**Required task:**
Take the lines from the top down to and including the one with "0.05, 0.05, 0.05]" and repeat them exactly. Omit images.
####
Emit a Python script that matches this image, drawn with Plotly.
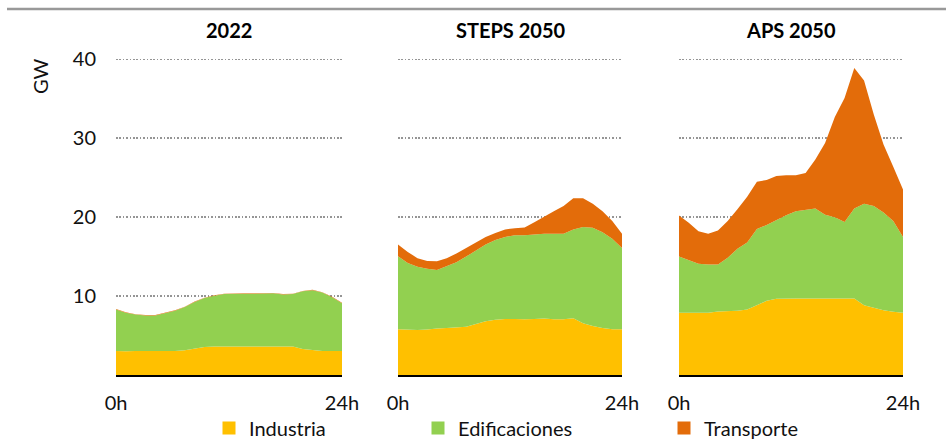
import plotly.graph_objects as go

# ---------------- data ----------------
hours = list(range(24))
x_tick_vals = [0, 23]
x_tick_text = ["0h", "24h"]
y_tick_vals = [10, 20, 30, 40]
y_tick_text = ["10", "20", "30", "40"]

panel_titles = ["2022", "STEPS 2050", "APS 2050"]
series_names = ["Industria", "Edificaciones", "Transporte"]

industria_2022 = [3.05, 3.0, 3.05, 3.05, 3.05, 3.05, 3.05, 3.15, 3.35, 3.55, 3.6, 3.6,
                  3.6, 3.6, 3.6, 3.6, 3.6, 3.6, 3.6, 3.3, 3.15, 3.05, 3.05, 3.05]
edificaciones_2022 = [5.25, 4.9, 4.6, 4.5, 4.5, 4.8, 5.1, 5.45, 5.9, 6.2, 6.45, 6.65,
                      6.7, 6.7, 6.7, 6.75, 6.75, 6.6, 6.65, 7.3, 7.6, 7.4, 6.8, 6.05]
transporte_2022 = [0.05, 0.05, 0.05, 0.05, 0.05, 0.05, 0.05, 0.05, 0.05, 0.05, 0.05, 0.05,
                   0.05, 0.05, 0.05, 0.05, 0.05, 0.05, 0.05, 0.05, 0.05, 0.05, 0.05, 0.05]

industria_steps = [5.8, 5.75, 5.7, 5.75, 5.9, 5.95, 6.0, 6.1, 6.45, 6.8, 7.0, 7.1,
                   7.1, 7.05, 7.1, 7.15, 7.05, 7.05, 7.2, 6.55, 6.2, 5.95, 5.8, 5.8]
edificaciones_steps = [9.25, 8.45, 8.0, 7.7, 7.4, 7.85, 8.3, 8.9, 9.35, 9.75, 10.1, 10.4,
                       10.6, 10.65, 10.7, 10.75, 10.85, 10.85, 11.25, 12.2, 12.45, 12.15, 11.45, 10.3]
transporte_steps = [1.5, 1.4, 1.1, 1.0, 1.1, 1.0, 1.1, 1.1, 1.05, 0.95, 0.9, 0.95,
                    0.9, 1.0, 1.55, 2.2, 2.85, 3.5, 3.95, 3.65, 3.05, 2.65, 2.25, 1.8]

industria_aps = [7.9, 7.9, 7.9, 7.9, 8.05, 8.1, 8.15, 8.3, 8.85, 9.4, 9.65, 9.7,
                 9.7, 9.7, 9.7, 9.7, 9.7, 9.7, 9.7, 8.85, 8.5, 8.2, 8.0, 7.9]
edificaciones_aps = [7.1, 6.65, 6.2, 6.1, 5.95, 6.75, 7.85, 8.5, 9.65, 9.6, 10.0, 10.55,
                     11.05, 11.25, 11.4, 10.6, 10.3, 9.7, 11.4, 12.85, 12.9, 12.4, 11.5, 9.6]
transporte_aps = [5.2, 4.75, 4.1, 3.9, 4.3, 4.65, 5.0, 5.8, 6.0, 5.7, 5.55, 5.05,
                  4.55, 4.65, 6.2, 9.1, 12.7, 15.7, 17.8, 15.6, 11.6, 8.6, 6.9, 6.0]

panels = [
    [industria_2022, edificaciones_2022, transporte_2022],
    [industria_steps, edificaciones_steps, transporte_steps],
    [industria_aps, edificaciones_aps, transporte_aps],
]

# ---------------- style ----------------
colors = ["#FFC000", "#92D050", "#E36C0A"]
FONT = "Lato"
W, H = 946, 439
FS = 20

x_domains_px = [(116, 342), (398, 622), (679, 903)]
y_top_px, y_bot_px = 55, 375
y_max = 40 * (y_bot_px - y_top_px) / (y_bot_px - 59.3)

fig = go.Figure()

for p, values in enumerate(panels):
    ax = "" if p == 0 else str(p + 1)
    for s, vals in enumerate(values):
        fig.add_trace(go.Scatter(
            x=hours, y=vals, mode="lines", stackgroup="g%d" % p,
            line=dict(width=0, color=colors[s]), fillcolor=colors[s],
            xaxis="x" + ax, yaxis="y" + ax, showlegend=False,
            hoverinfo="skip",
        ))

# legend entries (square markers), each in its own legend
for s, name in enumerate(series_names):
    fig.add_trace(go.Scatter(
        x=[None], y=[None], mode="markers", name=name,
        marker=dict(symbol="square", size=13, color=colors[s]),
        legend="legend" if s == 0 else "legend%d" % (s + 1),
        showlegend=True,
    ))

layout = dict(
    width=W, height=H,
    margin=dict(l=0, r=0, t=0, b=0, pad=0, autoexpand=False),
    paper_bgcolor="white", plot_bgcolor="white",
    font=dict(family=FONT, size=FS, color="#111111"),
    annotations=[],
    shapes=[],
)

for p in range(3):
    ax = "" if p == 0 else str(p + 1)
    x0, x1 = x_domains_px[p]
    layout["xaxis" + ax] = dict(
        domain=[x0 / W, x1 / W], range=[0, 23], anchor="y" + ax,
        tickvals=x_tick_vals, ticktext=x_tick_text, ticks="",
        showgrid=False, zeroline=False, showline=True, linecolor="#000000", linewidth=1.5,
        ticklabelstandoff=9, tickfont=dict(size=FS, family=FONT, color="#111111"),
        fixedrange=True,
    )
    layout["yaxis" + ax] = dict(
        domain=[1 - y_bot_px / H, 1 - y_top_px / H], range=[0, y_max], anchor="x" + ax,
        tickvals=y_tick_vals, ticktext=y_tick_text, showticklabels=(p == 0), ticks="",
        showgrid=True, gridcolor="#959595", gridwidth=1.6, griddash="1.6px,1.8px",
        zeroline=False, showline=False,
        ticklabelstandoff=19, tickfont=dict(size=FS, family=FONT, color="#111111"),
        fixedrange=True,
    )
    layout["annotations"].append(dict(
        text="<b>%s</b>" % panel_titles[p], x=(x0 + x1) / 2 / W, y=1 - 30 / H,
        xref="paper", yref="paper", xanchor="center", yanchor="middle",
        showarrow=False, font=dict(size=FS, family=FONT, color="#000000"),
    ))

layout["annotations"].append(dict(
    text="GW", x=40 / W, y=1 - 76 / H, xref="paper", yref="paper",
    xanchor="center", yanchor="middle", textangle=-90, showarrow=False,
    font=dict(size=FS, family=FONT, color="#111111"),
))

layout["shapes"].append(dict(
    type="line", xref="paper", yref="paper", x0=7 / W, x1=1, y0=1 - 9 / H, y1=1 - 9 / H,
    line=dict(color="#999999", width=2.5),
))

legend_x_px = [209, 418, 664]
for s in range(3):
    key = "legend" if s == 0 else "legend%d" % (s + 1)
    layout[key] = dict(
        x=legend_x_px[s] / W, y=11 / H, xref="paper", yref="paper",
        xanchor="left", yanchor="middle", orientation="h",
        bgcolor="rgba(0,0,0,0)", borderwidth=0,
        font=dict(size=FS, family=FONT, color="#111111"),
    )

fig.update_layout(**layout)
fig.write_html(
    "out.html",
    config={"displayModeBar": False, "staticPlot": True},
    post_script="document.body.style.margin='0';document.body.style.padding='0';",
)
####
**The reply:**
Emit a Python script that matches this image, drawn with Plotly.
import plotly.graph_objects as go

# ---------------- data ----------------
hours = list(range(24))
x_tick_vals = [0, 23]
x_tick_text = ["0h", "24h"]
y_tick_vals = [10, 20, 30, 40]
y_tick_text = ["10", "20", "30", "40"]

panel_titles = ["2022", "STEPS 2050", "APS 2050"]
series_names = ["Industria", "Edificaciones", "Transporte"]

industria_2022 = [3.05, 3.0, 3.05, 3.05, 3.05, 3.05, 3.05, 3.15, 3.35, 3.55, 3.6, 3.6,
                  3.6, 3.6, 3.6, 3.6, 3.6, 3.6, 3.6, 3.3, 3.15, 3.05, 3.05, 3.05]
edificaciones_2022 = [5.25, 4.9, 4.6, 4.5, 4.5, 4.8, 5.1, 5.45, 5.9, 6.2, 6.45, 6.65,
                      6.7, 6.7, 6.7, 6.75, 6.75, 6.6, 6.65, 7.3, 7.6, 7.4, 6.8, 6.05]
transporte_2022 = [0.05, 0.05, 0.05, 0.05, 0.05, 0.05, 0.05, 0.05, 0.05, 0.05, 0.05, 0.05,
                   0.05, 0.05, 0.05, 0.05, 0.05, 0.05, 0.05, 0.05, 0.05, 0.05, 0.05, 0.05]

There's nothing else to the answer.